Given data:

-- BEGIN --

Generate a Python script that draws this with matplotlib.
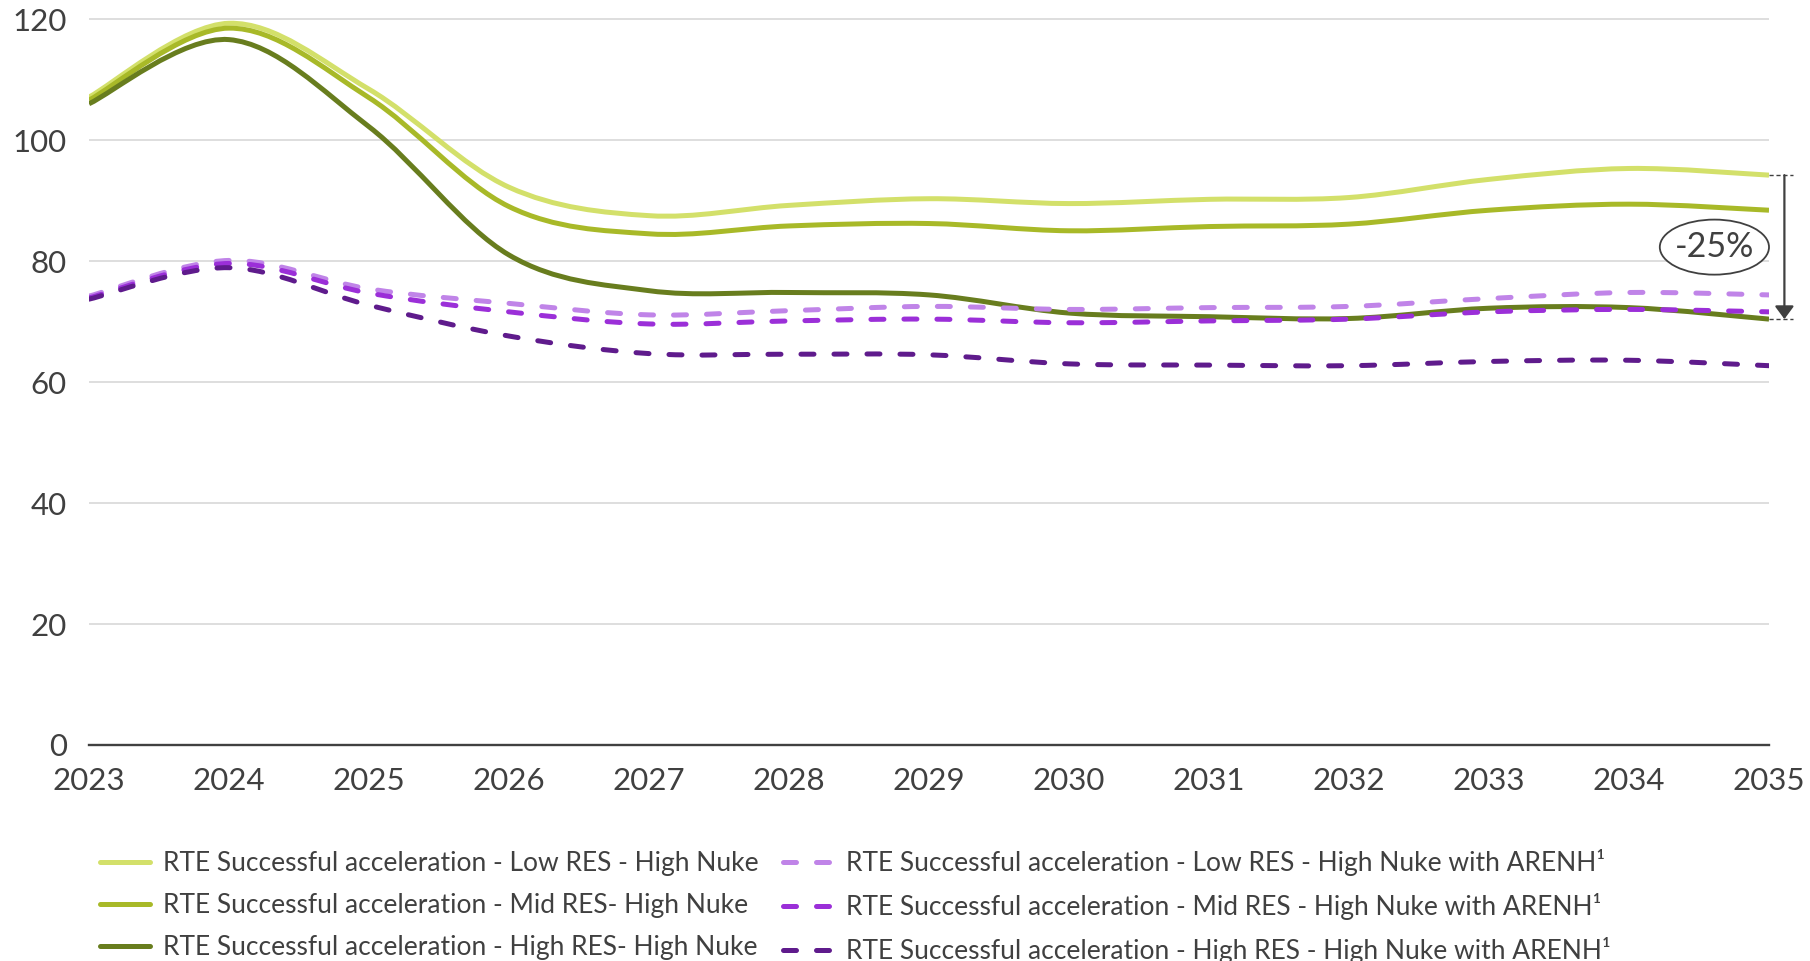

-- END --
-- BEGIN --

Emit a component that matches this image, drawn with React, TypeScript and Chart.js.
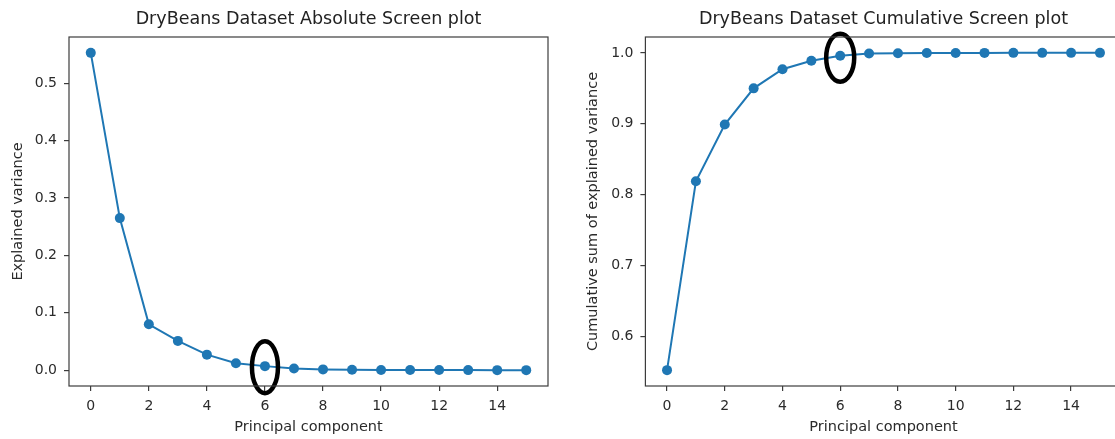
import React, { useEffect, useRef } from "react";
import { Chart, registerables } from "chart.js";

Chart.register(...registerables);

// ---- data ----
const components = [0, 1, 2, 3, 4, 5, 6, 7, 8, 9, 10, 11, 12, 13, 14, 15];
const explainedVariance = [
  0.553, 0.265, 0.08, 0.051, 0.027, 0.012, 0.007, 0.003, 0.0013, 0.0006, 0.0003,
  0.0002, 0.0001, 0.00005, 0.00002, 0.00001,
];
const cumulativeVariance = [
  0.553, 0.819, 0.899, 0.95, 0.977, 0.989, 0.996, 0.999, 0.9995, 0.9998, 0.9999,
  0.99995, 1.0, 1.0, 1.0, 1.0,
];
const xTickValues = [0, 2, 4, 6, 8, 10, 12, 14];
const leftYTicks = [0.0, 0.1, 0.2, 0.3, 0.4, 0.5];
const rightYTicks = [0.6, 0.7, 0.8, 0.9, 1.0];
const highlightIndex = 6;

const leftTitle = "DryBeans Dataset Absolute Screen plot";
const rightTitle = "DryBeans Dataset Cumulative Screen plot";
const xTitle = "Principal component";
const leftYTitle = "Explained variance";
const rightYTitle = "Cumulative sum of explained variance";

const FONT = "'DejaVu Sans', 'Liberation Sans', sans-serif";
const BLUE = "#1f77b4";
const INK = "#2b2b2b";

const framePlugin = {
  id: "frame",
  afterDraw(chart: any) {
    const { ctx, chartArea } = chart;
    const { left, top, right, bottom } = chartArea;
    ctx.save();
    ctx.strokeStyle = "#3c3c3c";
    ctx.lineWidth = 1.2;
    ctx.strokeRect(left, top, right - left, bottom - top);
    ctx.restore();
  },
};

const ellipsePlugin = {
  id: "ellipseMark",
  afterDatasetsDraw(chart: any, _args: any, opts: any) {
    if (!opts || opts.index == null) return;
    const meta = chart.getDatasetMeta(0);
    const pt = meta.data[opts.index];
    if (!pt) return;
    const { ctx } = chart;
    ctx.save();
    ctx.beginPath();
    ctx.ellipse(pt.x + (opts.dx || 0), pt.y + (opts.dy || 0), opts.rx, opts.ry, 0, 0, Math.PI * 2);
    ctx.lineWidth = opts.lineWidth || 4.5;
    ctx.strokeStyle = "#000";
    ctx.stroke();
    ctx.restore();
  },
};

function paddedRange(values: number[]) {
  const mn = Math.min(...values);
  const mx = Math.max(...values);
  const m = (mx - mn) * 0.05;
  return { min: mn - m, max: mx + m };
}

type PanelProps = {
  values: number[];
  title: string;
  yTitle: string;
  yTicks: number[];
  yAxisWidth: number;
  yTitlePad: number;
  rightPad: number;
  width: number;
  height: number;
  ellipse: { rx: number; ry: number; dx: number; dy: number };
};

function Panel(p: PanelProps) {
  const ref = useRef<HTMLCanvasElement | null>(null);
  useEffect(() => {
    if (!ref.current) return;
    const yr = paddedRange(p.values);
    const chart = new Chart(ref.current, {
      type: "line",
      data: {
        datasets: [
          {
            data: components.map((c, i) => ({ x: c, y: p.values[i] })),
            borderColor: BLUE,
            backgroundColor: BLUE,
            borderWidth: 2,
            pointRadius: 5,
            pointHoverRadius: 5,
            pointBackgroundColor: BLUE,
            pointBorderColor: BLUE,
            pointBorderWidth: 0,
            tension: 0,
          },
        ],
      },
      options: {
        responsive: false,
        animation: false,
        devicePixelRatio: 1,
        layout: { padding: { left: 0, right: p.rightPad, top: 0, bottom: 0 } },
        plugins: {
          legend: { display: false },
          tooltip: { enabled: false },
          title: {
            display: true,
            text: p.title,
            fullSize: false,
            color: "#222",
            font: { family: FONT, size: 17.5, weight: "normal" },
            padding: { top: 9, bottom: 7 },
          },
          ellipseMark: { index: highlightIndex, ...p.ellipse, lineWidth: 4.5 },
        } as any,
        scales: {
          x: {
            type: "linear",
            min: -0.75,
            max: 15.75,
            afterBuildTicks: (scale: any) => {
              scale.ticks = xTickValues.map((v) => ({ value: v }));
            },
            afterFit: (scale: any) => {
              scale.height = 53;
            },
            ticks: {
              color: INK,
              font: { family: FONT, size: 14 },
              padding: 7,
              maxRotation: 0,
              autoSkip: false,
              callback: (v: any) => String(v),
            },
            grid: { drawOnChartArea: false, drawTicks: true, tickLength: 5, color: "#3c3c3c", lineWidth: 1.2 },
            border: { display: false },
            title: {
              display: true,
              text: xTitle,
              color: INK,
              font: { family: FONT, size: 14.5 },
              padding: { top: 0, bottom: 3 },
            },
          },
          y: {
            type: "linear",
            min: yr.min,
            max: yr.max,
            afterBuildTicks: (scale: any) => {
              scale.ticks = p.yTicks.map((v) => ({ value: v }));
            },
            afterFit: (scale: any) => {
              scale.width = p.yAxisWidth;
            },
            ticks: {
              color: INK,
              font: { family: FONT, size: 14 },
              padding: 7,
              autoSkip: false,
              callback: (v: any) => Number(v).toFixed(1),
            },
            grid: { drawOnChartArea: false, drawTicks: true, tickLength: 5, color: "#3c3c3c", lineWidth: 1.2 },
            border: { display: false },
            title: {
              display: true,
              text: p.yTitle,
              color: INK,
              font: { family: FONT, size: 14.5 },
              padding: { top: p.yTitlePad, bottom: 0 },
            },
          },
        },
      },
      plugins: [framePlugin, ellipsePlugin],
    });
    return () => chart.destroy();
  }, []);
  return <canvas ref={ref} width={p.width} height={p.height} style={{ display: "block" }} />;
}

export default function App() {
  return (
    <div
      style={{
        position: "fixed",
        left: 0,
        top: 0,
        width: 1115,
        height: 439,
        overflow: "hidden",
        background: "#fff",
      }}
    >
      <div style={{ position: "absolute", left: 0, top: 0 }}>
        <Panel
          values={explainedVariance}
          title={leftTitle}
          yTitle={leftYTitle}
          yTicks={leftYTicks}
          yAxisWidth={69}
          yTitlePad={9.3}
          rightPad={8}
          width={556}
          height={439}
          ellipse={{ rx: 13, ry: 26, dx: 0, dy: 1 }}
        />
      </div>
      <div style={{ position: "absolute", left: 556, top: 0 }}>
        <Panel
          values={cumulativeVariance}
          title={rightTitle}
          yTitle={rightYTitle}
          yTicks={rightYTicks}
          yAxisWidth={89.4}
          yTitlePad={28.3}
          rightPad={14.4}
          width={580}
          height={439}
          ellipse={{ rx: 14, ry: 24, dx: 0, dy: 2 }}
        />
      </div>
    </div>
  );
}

-- END --

Your task is to retype exactly the lines from the one containing "Emit a component" through the one containing "Chart.register(...registerables);", leaving every picture out.

Emit a component that matches this image, drawn with React, TypeScript and Chart.js.
import React, { useEffect, useRef } from "react";
import { Chart, registerables } from "chart.js";

Chart.register(...registerables);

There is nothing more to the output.